The other burr that gets under my saddle is that leaders such as Bush have this god-like power to move us into these kinds of conflicts and send young men and women to their deaths and there doesn't appear to be a damn thing we mere mortals can do about it.

And so we brood, like Achilles outside his tent, at the shame and injustice and loss-of-face of it all, but to what end?

I don't have an answer but I damned sad that I don't. Shame on me and shame on us.

Tuesday, July 19, 2005

Learning from Others

I just returned from the Texas Gulf Coast of Port Aransas. My wife, A., our good friends R. and J., and their daughter L. and her boyfriend B., all journeyed down for a weekend of surf, sea, walks, talks, food, laughter and general rejuvenation.

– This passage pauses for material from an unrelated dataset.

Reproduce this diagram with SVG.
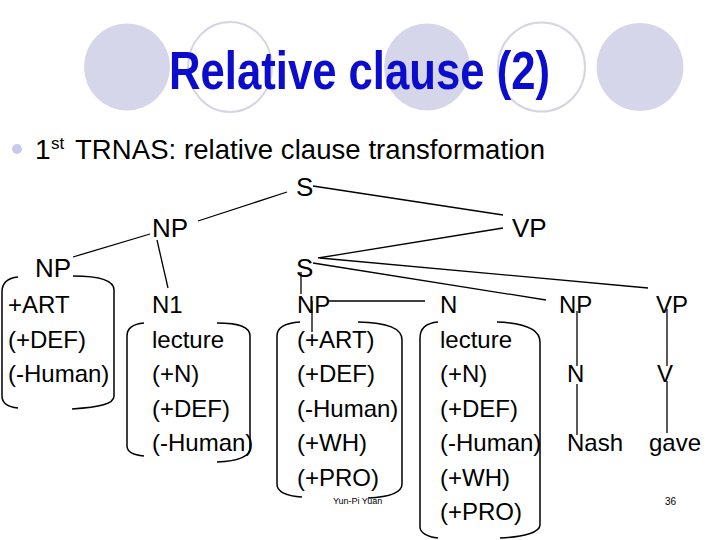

I learned that R. is unbeatable at Scrabble because of his profound understanding of and love of strategy. I learned that A. and J. are unselfish caretakers whose value, to me, is priceless. I learned that L. and B. are tender and I was moved by the way they touched one another (and touched my heart).

I brought down books for us all, one of which was Zen and the Art of Motorcycle Maintenance. This one was for me, who had put off reading the book for some unclear reason since its publication in 1974. So make that 31 years. And now I've read it and been extremely moved by it. Maybe I waited 31 years because I was just ready to read it. The fellow at half-price books sho sold it to me said it took him six months to get through it and that everyone he's talked to took a year or two to navigate it. I scratched my head in wonder at that; I got through it in a week of off and on reading. It seemed clear and easy to me, but maybe that's because I read it as a relief read (sort of like a marathon-recovery run) to get a break from Kant's Critique of Pure Reason.

If you've read ZMM, then you know that its narrator, Robert Pirsig, wrote it in the aftermath of a massive dose of "involuntary" shock treatments designed to rid himself of his insanity. His alter ego, Phaedrus, makes an appearance in the book as the personality that used to inhabit Robert's body before the shock treatments were brought to bear to destroy him. Robert and his young son of 11 or 13; somewhere around that age, are on a motorcycle trip from Minnesota to California, and along the way, Phaedrus becomes more and more a presence in the story, as does the recounting of events leading up to the mental breakdown, as does philosophy, as does a tension between father and son that one wonders if either can survive, and then finally, Phaedrus re-inhabits Robert, he and son reconcile, and the story ends on a tentative yet hopeful note. The son himself, who has apparently shown signs of mental fragility, has some hope in observing his father that he, too, can re-integrate, or at least avoid dis-integration.

In the edition that I read, Robert's epilogue discoses a sad post-script to his son Chris' fate. Just two weeks before his 23rd birthday (in 1984, 10 years after the original publication) and a few days before he was going to fly to England for a reunion with his father, he was stabbed in the chest outside the Zen center in San Francisco and died on the sidewalk.

This startling news lends a poignant after image to the story that I'm still awash in.

I picked up Pirsig's sequel, Lila, just today. Written 15 years after ZMM, which was subtitled "An Inquiry into Values"; Lila is subtitled "An Inquiry into Morals." I'm sure it will be a compelling read.

But I started off this blog with the title "Learning from Others." And that's one of the epiphanies I've recently had--that we are in the world to learn from others. The other epiphany was/is that we are in the world to care for others.

I care deeply for my Texas Gulf vacation companions. Even though our retreat lasted only a couple of days, I think we all came away with a little bit more knowledge of one another and recharged through the mutual caring we all extended to one another.

In this time of larger global calamities, we must invest ourselves all the more seriously in such small mutual exchanges of positive energy. It seems to be our only hope to nurture the re-integration of the Phaedrus in all of us.